I've quickly written this down here: https://research.curiouscoding.nl/posts/affine-gap-close-cost/

For completeness, here's the differences in the cap-close-cost formula (red: removed, green: added)

Using this, the forward and backward version will have a slightly different formula, but that could also be solved by incurring a cost of o/2 both when opening and closing the gap (see the linked post).

I haven't fully thought out the details yet of the stitching with this modified formula, but my feeling is that this should actually just work.

Since your stopping condition already seems to be to fall back to normal WFA once the score drops below 100, the total time spent computing the o extra layers won't be significant, but this could possibly reduce the theoretical complexity of the meeting condition and simplify code there. (Oh the other hand, you would get more code because you now need different implementations for the forward and backward pass.)

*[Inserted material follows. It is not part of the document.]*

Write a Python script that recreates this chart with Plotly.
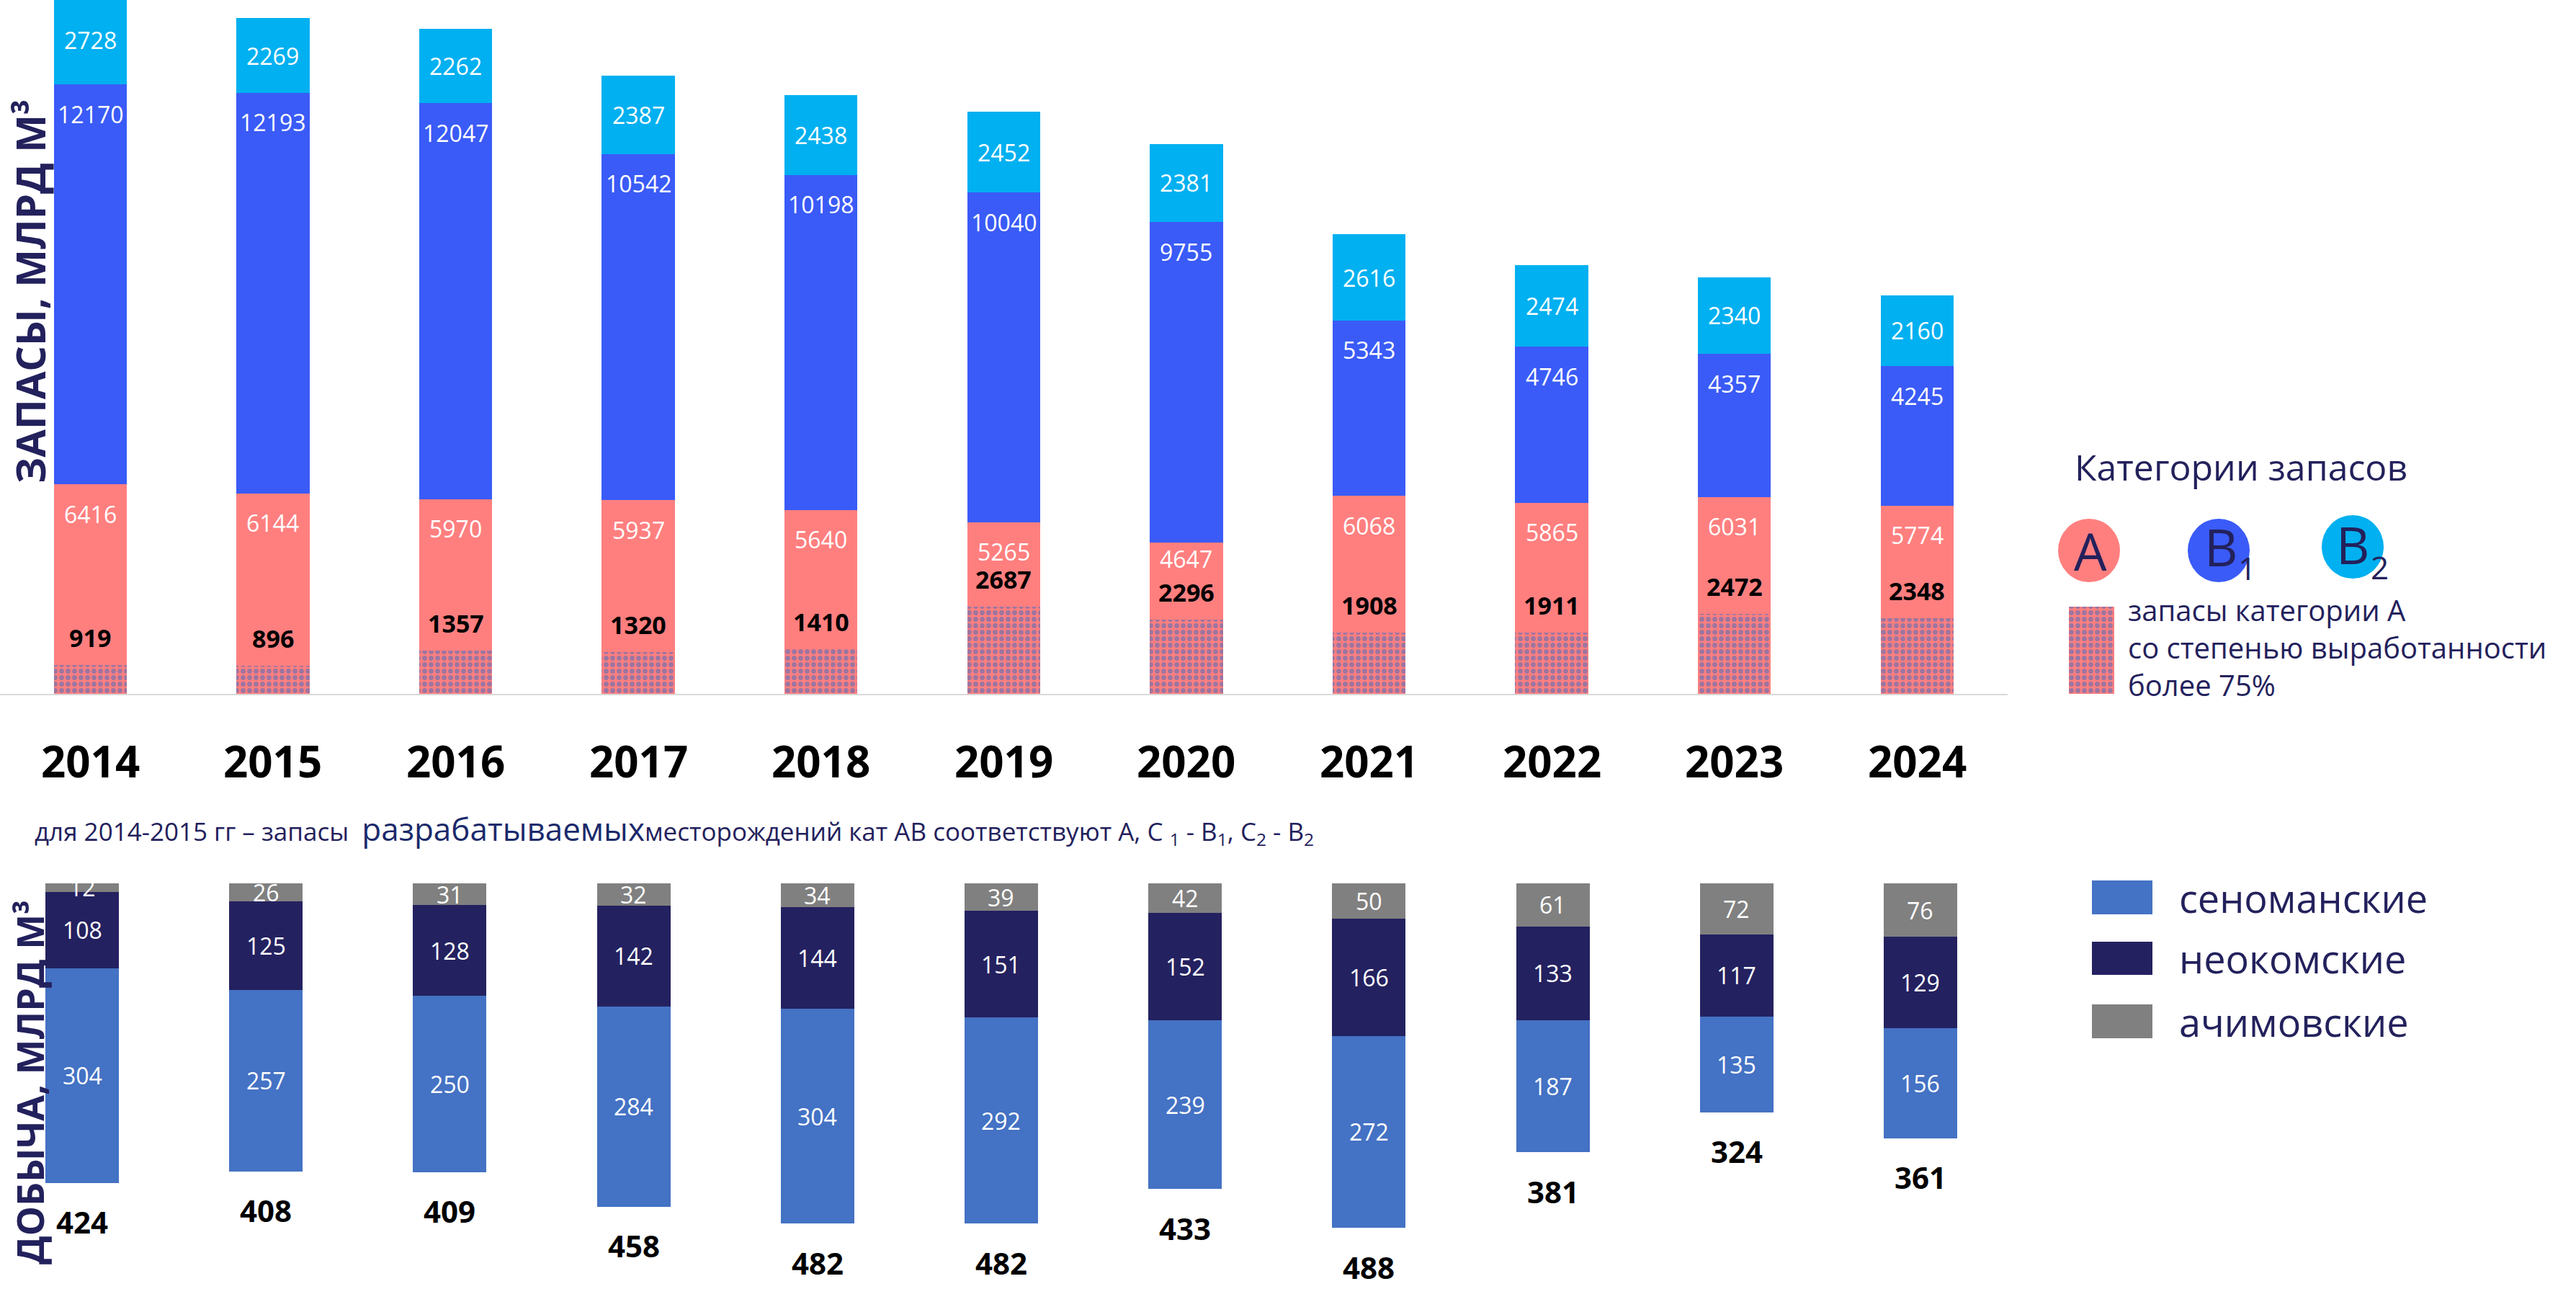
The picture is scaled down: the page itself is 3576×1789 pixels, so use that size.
import plotly.graph_objects as go

# ---------------- data ----------------
years = ['2014', '2015', '2016', '2017', '2018', '2019', '2020', '2021', '2022', '2023', '2024']

# reserves, bcm
a_depleted = [919, 896, 1357, 1320, 1410, 2687, 2296, 1908, 1911, 2472, 2348]   # cat. A, depletion > 75%
a_total = [6416, 6144, 5970, 5937, 5640, 5265, 4647, 6068, 5865, 6031, 5774]
b1 = [12170, 12193, 12047, 10542, 10198, 10040, 9755, 5343, 4746, 4357, 4245]
b2 = [2728, 2269, 2262, 2387, 2438, 2452, 2381, 2616, 2474, 2340, 2160]

# production, bcm
cenoman = [304, 257, 250, 284, 304, 292, 239, 272, 187, 135, 156]
neocom = [108, 125, 128, 142, 144, 151, 152, 166, 133, 117, 129]
achim = [12, 26, 31, 32, 34, 39, 42, 50, 61, 72, 76]
prod_total = [424, 408, 409, 458, 482, 482, 433, 488, 381, 324, 361]

# ---------------- styles ----------------
W, H = 3576, 1789
FONT = "Open Sans, Noto Sans, DejaVu Sans, sans-serif"
salmon = '#FF7F7F'
b1c = '#3A5BF7'
b2c = '#00B0F0'
dotc = '#3B6CC4'
cenc = '#4472C4'
neoc = '#242160'
achc = '#808080'
navy = '#23215C'
BW = 0.4
TOP_SCALE = 0.0456   # px per bcm (reserves)

a_rest = [t - d for t, d in zip(a_total, a_depleted)]
pattern = dict(shape='.', fgcolor=dotc, bgcolor=salmon, size=9, solidity=0.45, fillmode='overlay')

fig = go.Figure()

# top: reserves
fig.add_bar(x=years, y=a_depleted, width=BW, xaxis='x', yaxis='y',
            marker=dict(color=salmon, line_width=0, pattern=pattern), hoverinfo='skip')
fig.add_bar(x=years, y=a_rest, width=BW, xaxis='x', yaxis='y',
            marker=dict(color=salmon, line_width=0), hoverinfo='skip')
fig.add_bar(x=years, y=b1, width=BW, xaxis='x', yaxis='y',
            marker=dict(color=b1c, line_width=0), hoverinfo='skip')
fig.add_bar(x=years, y=b2, width=BW, xaxis='x', yaxis='y',
            marker=dict(color=b2c, line_width=0), hoverinfo='skip')

# bottom: production (hanging down)
fig.add_bar(x=years, y=achim, width=BW, xaxis='x2', yaxis='y2',
            marker=dict(color=achc, line_width=0), hoverinfo='skip')
fig.add_bar(x=years, y=neocom, width=BW, xaxis='x2', yaxis='y2',
            marker=dict(color=neoc, line_width=0), hoverinfo='skip')
fig.add_bar(x=years, y=cenoman, width=BW, xaxis='x2', yaxis='y2',
            marker=dict(color=cenc, line_width=0), hoverinfo='skip')

# legend swatch with pattern (pixel overlay axes)
fig.add_scatter(x=[2872, 2935, 2935, 2872, 2872], y=[842, 842, 963, 963, 842],
                xaxis='x3', yaxis='y3', mode='lines', line=dict(width=0),
                fill='toself', fillcolor=salmon,
                fillpattern=dict(shape='.', fgcolor=dotc, bgcolor=salmon, size=9, solidity=0.45),
                hoverinfo='skip')

ann = []
shapes = []

# labels on bars (category index used as annotation x)
for i, yr in enumerate(years):
    top_b1 = a_total[i] + b1[i]
    ann.append(dict(x=i, y=top_b1 + b2[i] / 2, xref='x', yref='y', text=str(b2[i]),
                    font=dict(size=32, color='white', family=FONT), showarrow=False))
    ann.append(dict(x=i, y=top_b1, xref='x', yref='y', text=str(b1[i]), yshift=-41,
                    font=dict(size=32, color='white', family=FONT), showarrow=False))
    gap_px = (a_total[i] - a_depleted[i]) * TOP_SCALE
    a_shift = -41 if gap_px > 110 else -22
    ann.append(dict(x=i, y=a_total[i], xref='x', yref='y', text=str(a_total[i]), yshift=a_shift,
                    font=dict(size=32, color='white', family=FONT), showarrow=False))
    ann.append(dict(x=i, y=a_depleted[i], xref='x', yref='y', text='<b>%d</b>' % a_depleted[i],
                    yshift=38, font=dict(size=34, color='black', family=FONT), showarrow=False))
    # year labels
    ann.append(dict(x=i, y=1056, xref='x', yref='y3', text='<b>%s</b>' % yr,
                    font=dict(size=60, color='black', family=FONT), showarrow=False))
    # production labels
    ann.append(dict(x=i, y=achim[i] / 2, xref='x2', yref='y2', text=str(achim[i]),
                    font=dict(size=32, color='white', family=FONT), showarrow=False))
    ann.append(dict(x=i, y=achim[i] + neocom[i] / 2, xref='x2', yref='y2', text=str(neocom[i]),
                    font=dict(size=32, color='white', family=FONT), showarrow=False))
    ann.append(dict(x=i, y=achim[i] + neocom[i] + cenoman[i] / 2, xref='x2', yref='y2',
                    text=str(cenoman[i]), font=dict(size=32, color='white', family=FONT),
                    showarrow=False))
    ann.append(dict(x=i, y=prod_total[i], xref='x2', yref='y2', text='<b>%d</b>' % prod_total[i],
                    yshift=-54, font=dict(size=42, color='black', family=FONT), showarrow=False))

# axis titles
ann.append(dict(x=41, y=405, xref='x3', yref='y3', text='<b>ЗАПАСЫ, МЛРД М³</b>', textangle=-90,
                font=dict(size=56, color=navy, family=FONT), showarrow=False))
ann.append(dict(x=40, y=1502, xref='x3', yref='y3', text='<b>ДОБЫЧА, МЛРД М³</b>', textangle=-90,
                font=dict(size=52, color=navy, family=FONT), showarrow=False))

# footnote
ann.append(dict(x=46, y=1150, xref='x3', yref='y3', xanchor='left', showarrow=False,
                text=("для 2014-2015 гг – запасы  <span style='font-size:44px;color:#1B2A6B'>"
                      "разрабатываемых</span>месторождений кат АВ соответствуют А, С <sub>1</sub> - "
                      "В<sub>1</sub>, С<sub>2</sub> - В<sub>2</sub>"),
                font=dict(size=35, color=navy, family=FONT)))

# reserves legend
ann.append(dict(x=2878, y=648, xref='x3', yref='y3', xanchor='left', text='Категории запасов',
                font=dict(size=50, color=navy, family=FONT), showarrow=False))
for cx, cy, col in [(2900, 764, salmon), (3080, 764, b1c), (3266, 759, b2c)]:
    shapes.append(dict(type='circle', xref='x3', yref='y3', x0=cx - 43, x1=cx + 43,
                       y0=cy - 44, y1=cy + 44, fillcolor=col, line_width=0, layer='below'))
ann.append(dict(x=2902, y=764, xref='x3', yref='y3', text='A',
                font=dict(size=72, color=navy, family=FONT), showarrow=False))
ann.append(dict(x=3083, y=758, xref='x3', yref='y3', text='B',
                font=dict(size=72, color=navy, family=FONT), showarrow=False))
ann.append(dict(x=3119, y=788, xref='x3', yref='y3', text='1',
                font=dict(size=44, color=navy, family=FONT), showarrow=False))
ann.append(dict(x=3266, y=755, xref='x3', yref='y3', text='B',
                font=dict(size=72, color=navy, family=FONT), showarrow=False))
ann.append(dict(x=3303, y=787, xref='x3', yref='y3', text='2',
                font=dict(size=44, color=navy, family=FONT), showarrow=False))
ann.append(dict(x=2952, y=898, xref='x3', yref='y3', xanchor='left', align='left',
                text='запасы категории А<br>со степенью выработанности<br>более 75%',
                font=dict(size=40, color=navy, family=FONT), showarrow=False))

# production legend
for (txt, col, y0, y1) in [('сеноманские', cenc, 1222, 1269), ('неокомские', neoc, 1307, 1353),
                           ('ачимовские', achc, 1394, 1441)]:
    shapes.append(dict(type='rect', xref='x3', yref='y3', x0=2904, x1=2988, y0=y0, y1=y1,
                       fillcolor=col, line_width=0))
    ann.append(dict(x=3023, y=(y0 + y1) / 2, xref='x3', yref='y3', xanchor='left', text=txt,
                    font=dict(size=54, color=navy, family=FONT), showarrow=False))

# baseline of reserves chart
shapes.append(dict(type='line', xref='x3', yref='y', x0=0, x1=2787, y0=0, y1=0,
                   line=dict(color='#D9D9D9', width=4)))

top_px = 965
bot_top_px = 1226
fig.update_layout(
    width=W, height=H, margin=dict(l=0, r=0, t=0, b=0),
    paper_bgcolor='white', plot_bgcolor='rgba(0,0,0,0)',
    barmode='stack', showlegend=False,
    xaxis=dict(domain=[0, 1], type='category', range=[-0.4945, 13.607], visible=False, anchor='y'),
    yaxis=dict(domain=[1 - top_px / H, 1], range=[0, top_px / TOP_SCALE], visible=False, anchor='x'),
    xaxis2=dict(domain=[0, 1], type='category', range=[-0.4467, 13.566], visible=False, anchor='y2'),
    yaxis2=dict(domain=[0, 1 - bot_top_px / H], range=[(H - bot_top_px) / 0.98, 0], visible=False,
                anchor='x2'),
    xaxis3=dict(domain=[0, 1], range=[0, W], visible=False, anchor='y3'),
    yaxis3=dict(domain=[0, 1], range=[H, 0], visible=False, anchor='x3'),
    annotations=ann, shapes=shapes,
    font=dict(family=FONT),
)

fig.write_html("out.html")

Some small remarks re the preprint introduction

Here are some remarks I had while reading your paper. I'm bundling them in a single issue. Feel free to disagree with them though, and I may well be wrong myself once or twice; some others of these will probably be more my personal opinion than objectively wrong.

abstract

demand for

I think it should be just demand here

classical pairwise alignment algorithms based on DP are limited by quadratic time and memory

I disagree. E.g. Myers&Miller'88 could be considered 'classic' and uses linear memory, (and quadratic time, but WFA doesn't solve this for a fixed relative error rate.) (edit: i.e. some definition of 'classic' would be good.)

You may be talking about implementations instead of algorithms here, but e.g. edlib I would probably not consider 'classic'.

The recently proposed WFA introduces an efficient algorithm to perform exact alignment in O(ns) time.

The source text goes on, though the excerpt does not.